> **TASK TO COMPLETE**
Answer with nothing except the number of lines that contain the word "this".

> **INFORMATION GIVEN**

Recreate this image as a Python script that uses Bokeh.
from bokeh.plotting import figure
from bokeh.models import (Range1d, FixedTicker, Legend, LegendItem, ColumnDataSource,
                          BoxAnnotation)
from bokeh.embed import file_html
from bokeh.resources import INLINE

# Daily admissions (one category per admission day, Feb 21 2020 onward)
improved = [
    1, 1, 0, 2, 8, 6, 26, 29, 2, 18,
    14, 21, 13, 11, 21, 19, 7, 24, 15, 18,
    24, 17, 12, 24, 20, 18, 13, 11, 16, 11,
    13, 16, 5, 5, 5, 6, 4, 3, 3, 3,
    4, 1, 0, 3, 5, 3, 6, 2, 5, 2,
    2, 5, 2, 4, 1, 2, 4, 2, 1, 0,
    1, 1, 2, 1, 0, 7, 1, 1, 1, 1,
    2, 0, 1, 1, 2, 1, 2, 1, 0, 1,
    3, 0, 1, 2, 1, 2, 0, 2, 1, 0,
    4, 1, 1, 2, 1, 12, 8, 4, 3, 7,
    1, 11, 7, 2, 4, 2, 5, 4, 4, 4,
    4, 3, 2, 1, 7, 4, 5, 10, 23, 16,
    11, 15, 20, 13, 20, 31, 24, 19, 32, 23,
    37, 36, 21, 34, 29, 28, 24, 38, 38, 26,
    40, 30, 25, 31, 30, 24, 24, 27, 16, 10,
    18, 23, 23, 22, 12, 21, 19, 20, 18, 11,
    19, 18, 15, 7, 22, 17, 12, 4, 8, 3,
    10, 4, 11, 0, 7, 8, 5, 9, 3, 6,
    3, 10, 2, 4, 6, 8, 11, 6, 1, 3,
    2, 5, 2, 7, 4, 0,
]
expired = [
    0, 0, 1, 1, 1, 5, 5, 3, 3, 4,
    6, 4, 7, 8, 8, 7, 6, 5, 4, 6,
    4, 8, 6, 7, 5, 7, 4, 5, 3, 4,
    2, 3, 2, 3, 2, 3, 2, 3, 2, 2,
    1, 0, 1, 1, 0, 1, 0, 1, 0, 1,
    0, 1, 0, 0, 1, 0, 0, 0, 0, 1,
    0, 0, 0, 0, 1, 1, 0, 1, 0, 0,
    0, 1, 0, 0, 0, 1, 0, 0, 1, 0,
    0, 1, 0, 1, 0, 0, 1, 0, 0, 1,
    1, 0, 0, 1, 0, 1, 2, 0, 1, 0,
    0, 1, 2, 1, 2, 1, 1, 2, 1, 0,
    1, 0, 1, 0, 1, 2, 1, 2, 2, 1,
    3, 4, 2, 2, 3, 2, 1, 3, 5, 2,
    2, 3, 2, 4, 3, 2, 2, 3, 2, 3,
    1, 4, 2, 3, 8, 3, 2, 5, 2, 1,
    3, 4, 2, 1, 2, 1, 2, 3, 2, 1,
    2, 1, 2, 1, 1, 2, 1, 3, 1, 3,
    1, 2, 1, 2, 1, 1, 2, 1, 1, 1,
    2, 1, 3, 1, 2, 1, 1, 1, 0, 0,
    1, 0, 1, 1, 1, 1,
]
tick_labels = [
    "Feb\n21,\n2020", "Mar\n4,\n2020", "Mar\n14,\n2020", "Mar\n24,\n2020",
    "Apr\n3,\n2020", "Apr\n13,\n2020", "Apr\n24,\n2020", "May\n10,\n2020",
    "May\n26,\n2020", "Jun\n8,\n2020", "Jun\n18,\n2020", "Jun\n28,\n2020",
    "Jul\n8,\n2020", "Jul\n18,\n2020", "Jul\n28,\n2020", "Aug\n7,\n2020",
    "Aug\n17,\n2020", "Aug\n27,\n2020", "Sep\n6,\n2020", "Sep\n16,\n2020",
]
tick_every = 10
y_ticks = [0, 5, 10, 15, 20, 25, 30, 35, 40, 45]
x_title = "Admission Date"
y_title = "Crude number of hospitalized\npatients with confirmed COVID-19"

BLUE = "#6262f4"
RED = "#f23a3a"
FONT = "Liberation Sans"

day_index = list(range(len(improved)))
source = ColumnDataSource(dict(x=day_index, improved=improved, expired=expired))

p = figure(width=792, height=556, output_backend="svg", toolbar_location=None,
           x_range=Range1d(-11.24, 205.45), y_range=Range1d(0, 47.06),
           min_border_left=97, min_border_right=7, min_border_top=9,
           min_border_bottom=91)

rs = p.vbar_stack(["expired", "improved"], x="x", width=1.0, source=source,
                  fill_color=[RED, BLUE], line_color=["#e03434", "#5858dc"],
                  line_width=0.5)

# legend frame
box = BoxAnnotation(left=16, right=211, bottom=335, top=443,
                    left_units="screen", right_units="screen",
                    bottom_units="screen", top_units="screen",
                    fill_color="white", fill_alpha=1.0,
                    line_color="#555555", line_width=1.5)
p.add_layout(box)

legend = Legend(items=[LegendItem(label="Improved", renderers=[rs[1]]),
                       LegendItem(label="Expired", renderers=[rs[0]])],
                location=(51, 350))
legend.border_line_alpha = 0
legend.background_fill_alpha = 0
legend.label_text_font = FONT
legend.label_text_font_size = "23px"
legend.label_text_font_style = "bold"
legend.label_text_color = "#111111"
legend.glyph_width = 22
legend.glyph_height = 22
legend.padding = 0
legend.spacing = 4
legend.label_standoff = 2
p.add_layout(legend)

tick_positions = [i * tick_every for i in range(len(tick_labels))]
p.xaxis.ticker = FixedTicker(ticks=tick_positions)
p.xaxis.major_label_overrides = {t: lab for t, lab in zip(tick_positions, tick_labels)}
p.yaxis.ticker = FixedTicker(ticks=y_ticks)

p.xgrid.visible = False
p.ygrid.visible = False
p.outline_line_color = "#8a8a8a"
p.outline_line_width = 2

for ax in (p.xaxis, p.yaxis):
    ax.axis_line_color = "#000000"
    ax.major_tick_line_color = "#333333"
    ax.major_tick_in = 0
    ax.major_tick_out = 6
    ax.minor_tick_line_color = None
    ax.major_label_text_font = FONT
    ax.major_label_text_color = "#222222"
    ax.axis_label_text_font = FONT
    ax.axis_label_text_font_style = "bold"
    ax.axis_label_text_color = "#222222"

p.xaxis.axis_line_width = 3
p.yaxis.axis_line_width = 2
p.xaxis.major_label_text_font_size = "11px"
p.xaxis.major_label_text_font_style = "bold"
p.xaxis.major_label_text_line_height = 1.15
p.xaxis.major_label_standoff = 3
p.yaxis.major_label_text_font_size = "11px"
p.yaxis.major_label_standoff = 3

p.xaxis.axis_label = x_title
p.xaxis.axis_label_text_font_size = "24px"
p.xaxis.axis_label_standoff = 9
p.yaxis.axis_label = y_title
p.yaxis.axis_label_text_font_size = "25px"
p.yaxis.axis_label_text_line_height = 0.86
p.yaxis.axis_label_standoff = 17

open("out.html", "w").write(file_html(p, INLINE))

...

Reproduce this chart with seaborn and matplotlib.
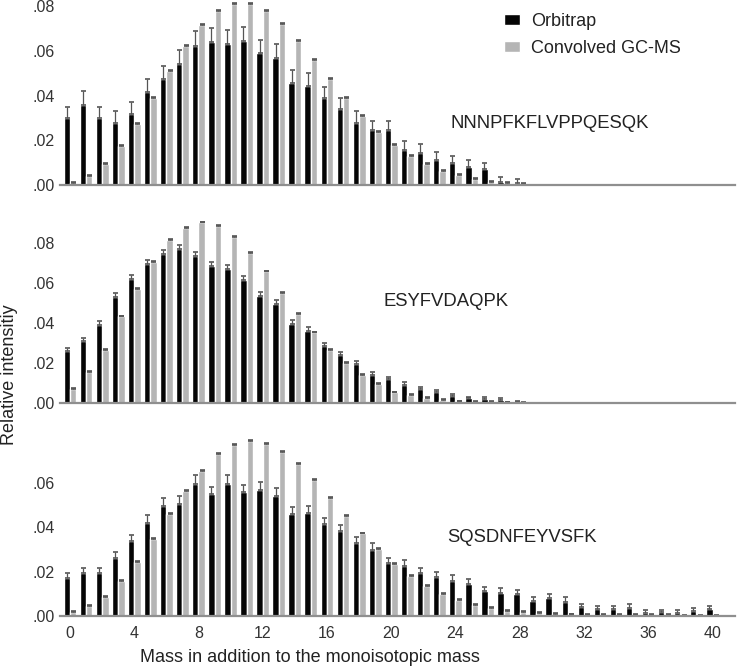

> **WRITTEN SOLUTION**
2